Output the full material exactly as it appears here.

───── Source excerpt ─────

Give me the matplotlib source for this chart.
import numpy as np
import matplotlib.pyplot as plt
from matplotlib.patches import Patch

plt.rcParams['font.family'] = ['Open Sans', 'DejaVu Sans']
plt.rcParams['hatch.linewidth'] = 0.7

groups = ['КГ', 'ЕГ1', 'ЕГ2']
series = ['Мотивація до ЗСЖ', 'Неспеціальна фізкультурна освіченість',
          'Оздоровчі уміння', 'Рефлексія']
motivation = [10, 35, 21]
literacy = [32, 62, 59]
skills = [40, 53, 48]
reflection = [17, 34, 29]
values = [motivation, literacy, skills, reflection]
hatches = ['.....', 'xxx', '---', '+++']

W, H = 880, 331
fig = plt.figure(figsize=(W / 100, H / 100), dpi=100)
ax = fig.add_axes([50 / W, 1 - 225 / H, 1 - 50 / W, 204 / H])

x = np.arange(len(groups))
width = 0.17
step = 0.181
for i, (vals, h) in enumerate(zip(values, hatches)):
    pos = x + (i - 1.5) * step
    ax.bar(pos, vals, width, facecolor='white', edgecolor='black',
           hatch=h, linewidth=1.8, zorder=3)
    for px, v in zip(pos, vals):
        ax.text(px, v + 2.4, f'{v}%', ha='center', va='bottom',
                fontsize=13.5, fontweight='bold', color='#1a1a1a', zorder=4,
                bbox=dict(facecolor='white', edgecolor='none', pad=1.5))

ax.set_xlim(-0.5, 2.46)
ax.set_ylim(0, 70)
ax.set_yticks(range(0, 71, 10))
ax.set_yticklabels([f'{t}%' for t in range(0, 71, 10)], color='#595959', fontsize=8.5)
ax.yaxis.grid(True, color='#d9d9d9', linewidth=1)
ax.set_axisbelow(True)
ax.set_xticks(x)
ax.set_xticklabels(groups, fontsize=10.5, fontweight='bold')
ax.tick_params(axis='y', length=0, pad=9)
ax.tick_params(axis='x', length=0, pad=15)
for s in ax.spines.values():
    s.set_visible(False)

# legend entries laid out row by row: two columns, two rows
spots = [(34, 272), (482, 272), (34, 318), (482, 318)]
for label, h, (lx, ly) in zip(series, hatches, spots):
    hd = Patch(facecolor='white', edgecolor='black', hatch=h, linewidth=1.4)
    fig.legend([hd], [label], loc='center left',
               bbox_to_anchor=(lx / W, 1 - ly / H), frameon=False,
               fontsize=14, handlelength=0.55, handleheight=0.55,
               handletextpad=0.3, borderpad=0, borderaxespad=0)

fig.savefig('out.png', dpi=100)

─────

Answer to the task:
Give me the matplotlib source for this chart.
import numpy as np
import matplotlib.pyplot as plt
from matplotlib.patches import Patch

plt.rcParams['font.family'] = ['Open Sans', 'DejaVu Sans']
plt.rcParams['hatch.linewidth'] = 0.7

groups = ['КГ', 'ЕГ1', 'ЕГ2']
series = ['Мотивація до ЗСЖ', 'Неспеціальна фізкультурна освіченість',
          'Оздоровчі уміння', 'Рефлексія']
motivation = [10, 35, 21]
literacy = [32, 62, 59]
skills = [40, 53, 48]
reflection = [17, 34, 29]
values = [motivation, literacy, skills, reflection]
hatches = ['.....', 'xxx', '---', '+++']

W, H = 880, 331
fig = plt.figure(figsize=(W / 100, H / 100), dpi=100)
ax = fig.add_axes([50 / W, 1 - 225 / H, 1 - 50 / W, 204 / H])

x = np.arange(len(groups))
width = 0.17
step = 0.181
for i, (vals, h) in enumerate(zip(values, hatches)):
    pos = x + (i - 1.5) * step
    ax.bar(pos, vals, width, facecolor='white', edgecolor='black',
           hatch=h, linewidth=1.8, zorder=3)
    for px, v in zip(pos, vals):
        ax.text(px, v + 2.4, f'{v}%', ha='center', va='bottom',
                fontsize=13.5, fontweight='bold', color='#1a1a1a', zorder=4,
                bbox=dict(facecolor='white', edgecolor='none', pad=1.5))

ax.set_xlim(-0.5, 2.46)
ax.set_ylim(0, 70)
ax.set_yticks(range(0, 71, 10))
ax.set_yticklabels([f'{t}%' for t in range(0, 71, 10)], color='#595959', fontsize=8.5)
ax.yaxis.grid(True, color='#d9d9d9', linewidth=1)
ax.set_axisbelow(True)
ax.set_xticks(x)
ax.set_xticklabels(groups, fontsize=10.5, fontweight='bold')
ax.tick_params(axis='y', length=0, pad=9)
ax.tick_params(axis='x', length=0, pad=15)
for s in ax.spines.values():
    s.set_visible(False)

# legend entries laid out row by row: two columns, two rows
spots = [(34, 272), (482, 272), (34, 318), (482, 318)]
for label, h, (lx, ly) in zip(series, hatches, spots):
    hd = Patch(facecolor='white', edgecolor='black', hatch=h, linewidth=1.4)
    fig.legend([hd], [label], loc='center left',
               bbox_to_anchor=(lx / W, 1 - ly / H), frameon=False,
               fontsize=14, handlelength=0.55, handleheight=0.55,
               handletextpad=0.3, borderpad=0, borderaxespad=0)

fig.savefig('out.png', dpi=100)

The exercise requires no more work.